The massive outage started after a fire yesterday morning burned below downtown streets for nearly three hours.  It buckled a sidewalk, sending smoke pouring into the streets. 

The fire was traced to underground electrical equipment, but the cause remains under investigation.  It happened near the intersection of 9th street and Minnesota Avenue, shutting off power and closing off streets near much of downtown's busiest commercial area. 

Originally about 500 customers were without power, many saw power restored before noon on Friday.  Xcel Energy officials say it could be Sunday Morning before power is restored for about 10 of its remaining customers who were closest to the explosion. 

But for the most part, there were a lot of very happy and relieved business owners in downtown Sioux Falls Saturday afternoon. 

"It was the most excited I have ever been to see a light bulb back on in my life," said Joann Messersmith with Legacy Real Estate. 

After more than 24 hours with their doors closed, these businesses were ready and waiting to open their stores and see some customers. 

The power started to come back on just before 1:00pm Saturday, but after nearly 32 hours without heat, it took a good amount of time for some of the buildings to heat back up. 

Many businesses were scrambling Friday afternoon to hook up generators for emergency heat in an effort to prevent water pipes from freezing. 

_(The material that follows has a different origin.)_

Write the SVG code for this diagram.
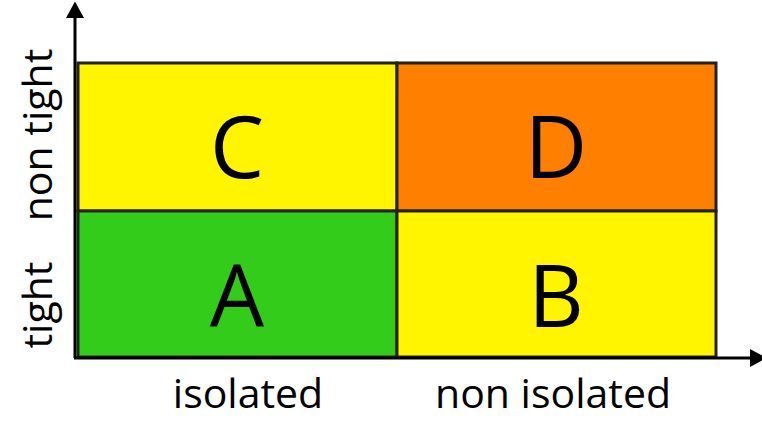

These high power generators could be seen in back alley ways throughout downtown Sioux Falls. 

Electric companies were busy trying to locate enough generators to meet the needs of the many buildings without power, but for most businesses, the generators weren't about opening their doors for customers.  It was simply a way to protect their property. 

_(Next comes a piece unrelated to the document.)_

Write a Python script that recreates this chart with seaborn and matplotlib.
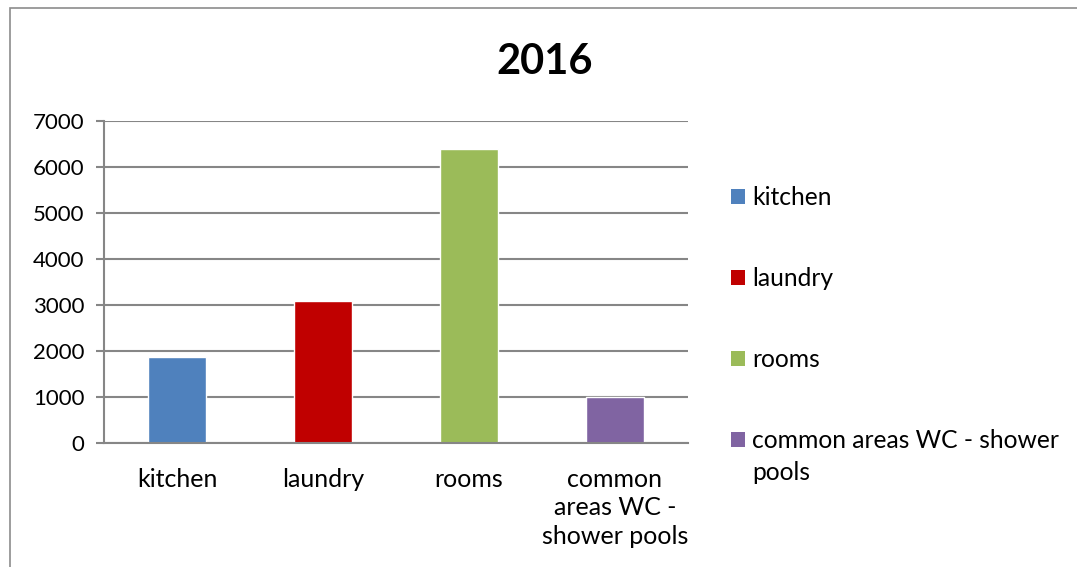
import matplotlib
matplotlib.use("Agg")
import matplotlib.pyplot as plt
import seaborn as sns
import pandas as pd
from matplotlib.patches import Rectangle

categories = ["kitchen", "laundry", "rooms", "common areas WC - shower pools"]
values = [1860, 3075, 6395, 995]
tick_labels = ["kitchen", "laundry", "rooms", "common\nareas WC -\nshower pools"]
legend_labels = ["kitchen", "laundry", "rooms", "common areas WC - shower"]
legend_wrap = "pools"
colors = ["#4F81BD", "#C00000", "#9BBB59", "#8064A2"]
title = "2016"
yticks = [0, 1000, 2000, 3000, 4000, 5000, 6000, 7000]

sns.set_theme(style="white")
plt.rcParams["font.family"] = ["Lato", "DejaVu Sans"]
plt.rcParams["text.color"] = "black"

W, H = 1077, 567
fig = plt.figure(figsize=(W / 100, H / 100), dpi=100)
ax = fig.add_axes([104 / W, 1 - 442.7 / H, (688 - 104) / W, (442.7 - 121) / H])

df = pd.DataFrame({"category": categories, "value": values})
sns.barplot(data=df, x="category", y="value", hue="category", palette=colors,
            width=0.4, dodge=False, legend=False, ax=ax, saturation=1)

grid_c = "#868686"
ax.set_ylim(0, 7000)
ax.set_xlim(-0.5, 3.5)
ax.set_yticks(yticks)
ax.set_yticklabels([str(v) for v in yticks], fontsize=16)
ax.yaxis.grid(True, color=grid_c, linewidth=1.5)
ax.set_axisbelow(True)
ax.set_xticks(range(len(categories)))
ax.set_xticklabels(tick_labels, fontsize=18, linespacing=1.3)
ax.set_xticks([-0.5, 0.5, 1.5, 2.5, 3.5], minor=True)
ax.tick_params(axis="x", which="major", length=0, pad=18, labelcolor="black")
ax.tick_params(axis="x", which="minor", length=6, width=1.5, color=grid_c, direction="out")
ax.tick_params(axis="y", length=6, width=1.5, color=grid_c, direction="out", pad=8,
               left=True, labelcolor="black")
ax.set_xlabel("")
ax.set_ylabel("")
for s in ["top", "right"]:
    ax.spines[s].set_visible(False)
ax.spines["left"].set_color(grid_c)
ax.spines["left"].set_linewidth(1.5)
ax.spines["bottom"].set_color(grid_c)
ax.spines["bottom"].set_linewidth(1.5)

handles = [Rectangle((0, 0), 1, 1, facecolor=c, edgecolor="none") for c in colors]
leg = fig.legend(handles, legend_labels, loc="upper left",
                 bbox_to_anchor=(721 / W, 1 - 176 / H), frameon=False,
                 fontsize=17.7, handlelength=0.56, handleheight=0.56,
                 handletextpad=0.3, labelspacing=2.36, borderaxespad=0)
last = leg.get_texts()[-1]
fig.canvas.draw()
ax.annotate(legend_wrap, xy=(0, 1), xycoords=last, xytext=(0, -23),
            textcoords="offset points", ha="left", va="top", fontsize=17.7,
            color="black", annotation_clip=False)

fig.text(545 / W, 1 - 62 / H, title, ha="center", va="center",
         fontsize=30, fontweight="bold")

fig.patches.append(Rectangle((10 / W, -0.1), 1.2, 1.1 - 8 / H, transform=fig.transFigure,
                             fill=False, edgecolor="#8C8C8C", linewidth=1.2))

fig.savefig("out.png", dpi=100, facecolor="white")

"Heat and frozen pipes—it wasn't a matter of people being comfortable or not, it wasn't a matter of closing your business doors, it really was a matter of how long this would go on and rupturing water pipes and doing significant property damage," said Messersmith. 

It wasn't a cheap precautionary measure either—businesses who rented some of the larger generators could spend tens of thousands of dollars while the smaller generators cost just less than two thousand dollars. 

The businesses who didn't spring for a generator still lost plenty of money during this power outage.  Several Phillips Avenue store owners said every hour their doors are closed, they are loosing money.  Another reason they are happy to have back on for business this evening.